- _What is asked_
Write the data below out exactly as it stands. Do not include the pictures.

[Data lines start]

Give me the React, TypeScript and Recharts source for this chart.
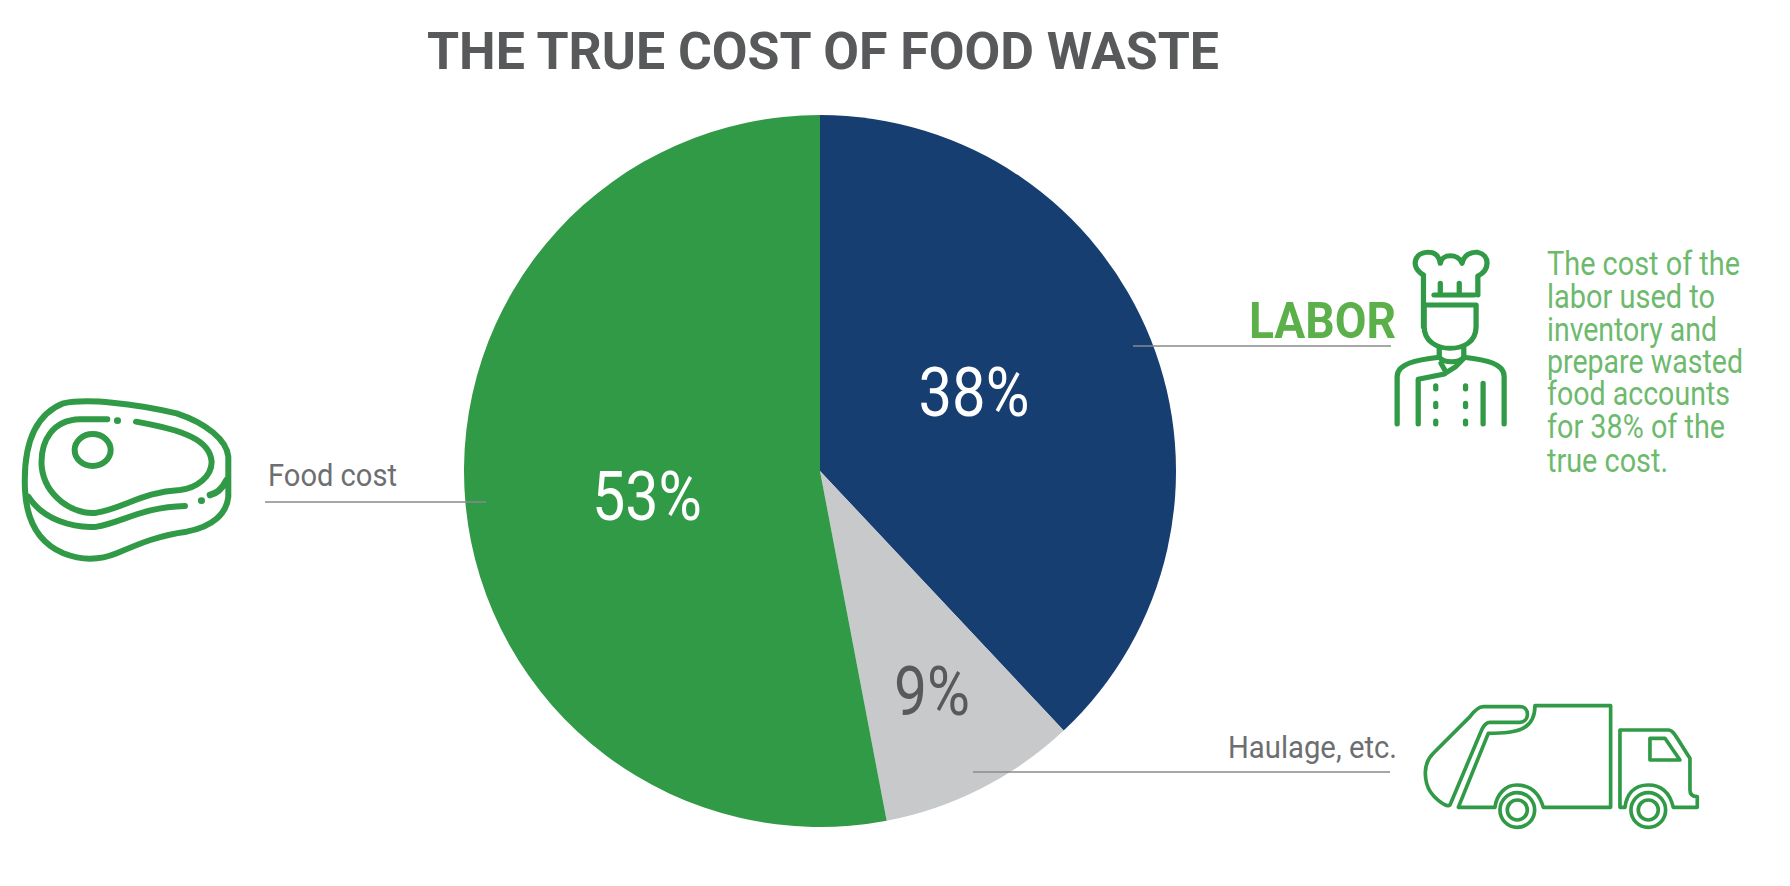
import React from "react";
import { PieChart, Pie, Cell } from "recharts";

const categories = ["Labor", "Haulage, etc.", "Food cost"];
const shares = [38, 9, 53];
const sliceColors = ["#173e70", "#c8c9cb", "#319a47"];
const labelColors = ["#ffffff", "#58595b", "#ffffff"];
const titleText = "THE TRUE COST OF FOOD WASTE";
const laborNote = ["The cost of the", "labor used to", "inventory and", "prepare wasted", "food accounts", "for 38% of the", "true cost."];

const data = categories.map((name, i) => ({ name, value: shares[i] }));

const FONT = "Roboto, sans-serif";
const ICON = "#319a47";
const TEXT_GREEN = "#6dba6d";
const labelOffsets = [
  { dx: 154, dy: -55, w: 111 },
  { dx: 112, dy: 244, w: 76 },
  { dx: -173, dy: 49, w: 110 },
];
const noteBaselines = [275, 308, 341, 373, 405, 438, 472];
const noteWidths = [193, 168, 170, 196, 183, 178, 121];

const renderLabel = (p: any) => {
  const o = labelOffsets[p.index];
  return (
    <text
      x={p.cx + o.dx}
      y={p.cy + o.dy}
      textAnchor="middle"
      fontFamily={FONT}
      fontSize={68}
      fill={labelColors[p.index]}
      textLength={o.w}
      lengthAdjust="spacingAndGlyphs"
    >
      {shares[p.index]}%
    </text>
  );
};

const Chef = () => (
  <g transform="translate(1220 220) scale(0.3508 0.3333)" fill="none" stroke={ICON} strokeWidth={15} strokeLinecap="round" strokeLinejoin="round">
    <path d="M580 165C540 140 555 95 595 97C612 97 625 108 628 130C632 100 680 100 690 130C695 105 715 95 735 97C770 105 770 150 735 168V225M580 165V320" />
    <path d="M610 225H725M585 255H730M628 190V222M682 190V222" />
    <path d="M582 260V320C582 365 620 385 655 385C695 385 730 365 730 320V260" />
    <path d="M625 385V412C640 430 680 430 695 412V385" />
    <path d="M505 612V470C505 430 560 420 625 412M695 412C760 420 810 430 810 470V612" />
    <path d="M630 430L645 458L672 440L695 415M565 612V478L640 462M750 490V612" />
    <path d="M615 497V507M700 497V507M615 550V560M700 550V560M615 603V612M700 603V612" />
  </g>
);

const Meat = () => (
  <g transform="translate(0 380) scale(0.3333)" fill="none" stroke={ICON} strokeWidth={18} strokeLinecap="round" strokeLinejoin="round">
    <path d="M75 330C70 220 90 110 190 70C260 55 400 70 530 100C620 130 680 180 685 230V350C680 400 640 440 560 455C480 465 420 490 350 520C290 545 240 540 190 520C120 490 80 430 75 330Z" />
    <path d="M85 350C130 420 220 445 290 440C360 430 430 380 555 378" />
    <path d="M322 118H240C160 120 120 180 125 260C135 350 220 405 290 398C370 385 430 335 540 330C590 325 635 290 635 245C630 180 550 150 408 125" />
    <path d="M630 345C650 340 665 330 680 300M352 122H353M604 362H605" strokeWidth={20} />
    <ellipse cx={278} cy={210} rx={54} ry={48} />
  </g>
);

const Truck = () => (
  <g transform="translate(1200 690) scale(0.3333)" fill="none" stroke={ICON} strokeWidth={11} strokeLinecap="round" strokeLinejoin="round">
    <path d="M850 50H960C990 50 990 95 960 97H870C855 97 850 110 845 120L750 345C740 355 690 320 680 280C670 240 680 210 700 190L810 80C825 60 840 50 850 50Z" />
    <path d="M1005 47H1232V352H1030C1015 300 985 285 950 285C920 285 890 310 885 352H775L865 130C950 130 1005 120 1005 47Z" />
    <path d="M1260 352V120H1405C1420 120 1425 135 1470 205V300C1470 315 1480 320 1492 320V352H1420C1410 310 1385 285 1345 285C1300 285 1280 315 1275 352Z" />
    <path d="M1350 145H1395L1440 210H1350Z" />
    <circle cx={952} cy={360} r={52} />
    <circle cx={952} cy={360} r={30} />
    <circle cx={1345} cy={360} r={52} />
    <circle cx={1345} cy={360} r={30} />
  </g>
);

export default function App() {
  return (
    <div style={{ position: "absolute", left: 0, top: 0, width: 1790, height: 886, background: "#fff", overflow: "hidden" }}>
      <div style={{ position: "absolute", left: 0, top: 0 }}>
        <PieChart width={1790} height={886} margin={{ top: 0, right: 0, bottom: 0, left: 0 }}>
          <Pie
            data={data}
            dataKey="value"
            nameKey="name"
            cx={820}
            cy={471}
            outerRadius={356}
            startAngle={90}
            endAngle={-270}
            stroke="none"
            isAnimationActive={false}
            labelLine={false}
            label={renderLabel}
          >
            {data.map((d, i) => (
              <Cell key={d.name} fill={sliceColors[i]} />
            ))}
          </Pie>
        </PieChart>
      </div>
      <svg width={1790} height={886} style={{ position: "absolute", left: 0, top: 0, pointerEvents: "none" }}>
        <text x={427} y={69} fontFamily={FONT} fontWeight={700} fontSize={52} fill="#58595b" textLength={792} lengthAdjust="spacingAndGlyphs">
          {titleText}
        </text>
        <line x1={265} x2={486} y1={502} y2={502} stroke="#888a8c" strokeWidth={1.5} />
        <line x1={1133} x2={1391} y1={346} y2={346} stroke="#888a8c" strokeWidth={1.5} />
        <line x1={973} x2={1390} y1={772} y2={772} stroke="#888a8c" strokeWidth={1.5} />
        <text x={268} y={486} fontFamily={FONT} fontSize={32} fill="#6d6e71" textLength={129} lengthAdjust="spacingAndGlyphs">
          {categories[2]}
        </text>
        <text x={1228} y={758} fontFamily={FONT} fontSize={32} fill="#6d6e71" textLength={169} lengthAdjust="spacingAndGlyphs">
          {categories[1]}
        </text>
        <text x={1249} y={338} fontFamily={FONT} fontWeight={700} fontSize={50} fill="#5bb04a" textLength={147} lengthAdjust="spacingAndGlyphs">
          {categories[0].toUpperCase()}
        </text>
        {laborNote.map((line, i) => (
          <text key={line} x={1547} y={noteBaselines[i]} fontFamily={FONT} fontSize={34} fill={TEXT_GREEN} textLength={noteWidths[i]} lengthAdjust="spacingAndGlyphs">
            {line}
          </text>
        ))}
        <Chef />
        <Meat />
        <Truck />
      </svg>
    </div>
  );
}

[Data lines end]

- _Exercise response_
Give me the React, TypeScript and Recharts source for this chart.
import React from "react";
import { PieChart, Pie, Cell } from "recharts";

const categories = ["Labor", "Haulage, etc.", "Food cost"];
const shares = [38, 9, 53];
const sliceColors = ["#173e70", "#c8c9cb", "#319a47"];
const labelColors = ["#ffffff", "#58595b", "#ffffff"];
const titleText = "THE TRUE COST OF FOOD WASTE";
const laborNote = ["The cost of the", "labor used to", "inventory and", "prepare wasted", "food accounts", "for 38% of the", "true cost."];

const data = categories.map((name, i) => ({ name, value: shares[i] }));

const FONT = "Roboto, sans-serif";
const ICON = "#319a47";
const TEXT_GREEN = "#6dba6d";
const labelOffsets = [
  { dx: 154, dy: -55, w: 111 },
  { dx: 112, dy: 244, w: 76 },
  { dx: -173, dy: 49, w: 110 },
];
const noteBaselines = [275, 308, 341, 373, 405, 438, 472];
const noteWidths = [193, 168, 170, 196, 183, 178, 121];

const renderLabel = (p: any) => {
  const o = labelOffsets[p.index];
  return (
    <text
      x={p.cx + o.dx}
      y={p.cy + o.dy}
      textAnchor="middle"
      fontFamily={FONT}
      fontSize={68}
      fill={labelColors[p.index]}
      textLength={o.w}
      lengthAdjust="spacingAndGlyphs"
    >
      {shares[p.index]}%
    </text>
  );
};

const Chef = () => (
  <g transform="translate(1220 220) scale(0.3508 0.3333)" fill="none" stroke={ICON} strokeWidth={15} strokeLinecap="round" strokeLinejoin="round">
    <path d="M580 165C540 140 555 95 595 97C612 97 625 108 628 130C632 100 680 100 690 130C695 105 715 95 735 97C770 105 770 150 735 168V225M580 165V320" />
    <path d="M610 225H725M585 255H730M628 190V222M682 190V222" />
    <path d="M582 260V320C582 365 620 385 655 385C695 385 730 365 730 320V260" />
    <path d="M625 385V412C640 430 680 430 695 412V385" />
    <path d="M505 612V470C505 430 560 420 625 412M695 412C760 420 810 430 810 470V612" />
    <path d="M630 430L645 458L672 440L695 415M565 612V478L640 462M750 490V612" />
    <path d="M615 497V507M700 497V507M615 550V560M700 550V560M615 603V612M700 603V612" />
  </g>
);

const Meat = () => (
  <g transform="translate(0 380) scale(0.3333)" fill="none" stroke={ICON} strokeWidth={18} strokeLinecap="round" strokeLinejoin="round">
    <path d="M75 330C70 220 90 110 190 70C260 55 400 70 530 100C620 130 680 180 685 230V350C680 400 640 440 560 455C480 465 420 490 350 520C290 545 240 540 190 520C120 490 80 430 75 330Z" />
    <path d="M85 350C130 420 220 445 290 440C360 430 430 380 555 378" />
    <path d="M322 118H240C160 120 120 180 125 260C135 350 220 405 290 398C370 385 430 335 540 330C590 325 635 290 635 245C630 180 550 150 408 125" />
    <path d="M630 345C650 340 665 330 680 300M352 122H353M604 362H605" strokeWidth={20} />
    <ellipse cx={278} cy={210} rx={54} ry={48} />
  </g>
);

const Truck = () => (
  <g transform="translate(1200 690) scale(0.3333)" fill="none" stroke={ICON} strokeWidth={11} strokeLinecap="round" strokeLinejoin="round">
    <path d="M850 50H960C990 50 990 95 960 97H870C855 97 850 110 845 120L750 345C740 355 690 320 680 280C670 240 680 210 700 190L810 80C825 60 840 50 850 50Z" />
    <path d="M1005 47H1232V352H1030C1015 300 985 285 950 285C920 285 890 310 885 352H775L865 130C950 130 1005 120 1005 47Z" />
    <path d="M1260 352V120H1405C1420 120 1425 135 1470 205V300C1470 315 1480 320 1492 320V352H1420C1410 310 1385 285 1345 285C1300 285 1280 315 1275 352Z" />
    <path d="M1350 145H1395L1440 210H1350Z" />
    <circle cx={952} cy={360} r={52} />
    <circle cx={952} cy={360} r={30} />
    <circle cx={1345} cy={360} r={52} />
    <circle cx={1345} cy={360} r={30} />
  </g>
);

export default function App() {
  return (
    <div style={{ position: "absolute", left: 0, top: 0, width: 1790, height: 886, background: "#fff", overflow: "hidden" }}>
      <div style={{ position: "absolute", left: 0, top: 0 }}>
        <PieChart width={1790} height={886} margin={{ top: 0, right: 0, bottom: 0, left: 0 }}>
          <Pie
            data={data}
            dataKey="value"
            nameKey="name"
            cx={820}
            cy={471}
            outerRadius={356}
            startAngle={90}
            endAngle={-270}
            stroke="none"
            isAnimationActive={false}
            labelLine={false}
            label={renderLabel}
          >
            {data.map((d, i) => (
              <Cell key={d.name} fill={sliceColors[i]} />
            ))}
          </Pie>
        </PieChart>
      </div>
      <svg width={1790} height={886} style={{ position: "absolute", left: 0, top: 0, pointerEvents: "none" }}>
        <text x={427} y={69} fontFamily={FONT} fontWeight={700} fontSize={52} fill="#58595b" textLength={792} lengthAdjust="spacingAndGlyphs">
          {titleText}
        </text>
        <line x1={265} x2={486} y1={502} y2={502} stroke="#888a8c" strokeWidth={1.5} />
        <line x1={1133} x2={1391} y1={346} y2={346} stroke="#888a8c" strokeWidth={1.5} />
        <line x1={973} x2={1390} y1={772} y2={772} stroke="#888a8c" strokeWidth={1.5} />
        <text x={268} y={486} fontFamily={FONT} fontSize={32} fill="#6d6e71" textLength={129} lengthAdjust="spacingAndGlyphs">
          {categories[2]}
        </text>
        <text x={1228} y={758} fontFamily={FONT} fontSize={32} fill="#6d6e71" textLength={169} lengthAdjust="spacingAndGlyphs">
          {categories[1]}
        </text>
        <text x={1249} y={338} fontFamily={FONT} fontWeight={700} fontSize={50} fill="#5bb04a" textLength={147} lengthAdjust="spacingAndGlyphs">
          {categories[0].toUpperCase()}
        </text>
        {laborNote.map((line, i) => (
          <text key={line} x={1547} y={noteBaselines[i]} fontFamily={FONT} fontSize={34} fill={TEXT_GREEN} textLength={noteWidths[i]} lengthAdjust="spacingAndGlyphs">
            {line}
          </text>
        ))}
        <Chef />
        <Meat />
        <Truck />
      </svg>
    </div>
  );
}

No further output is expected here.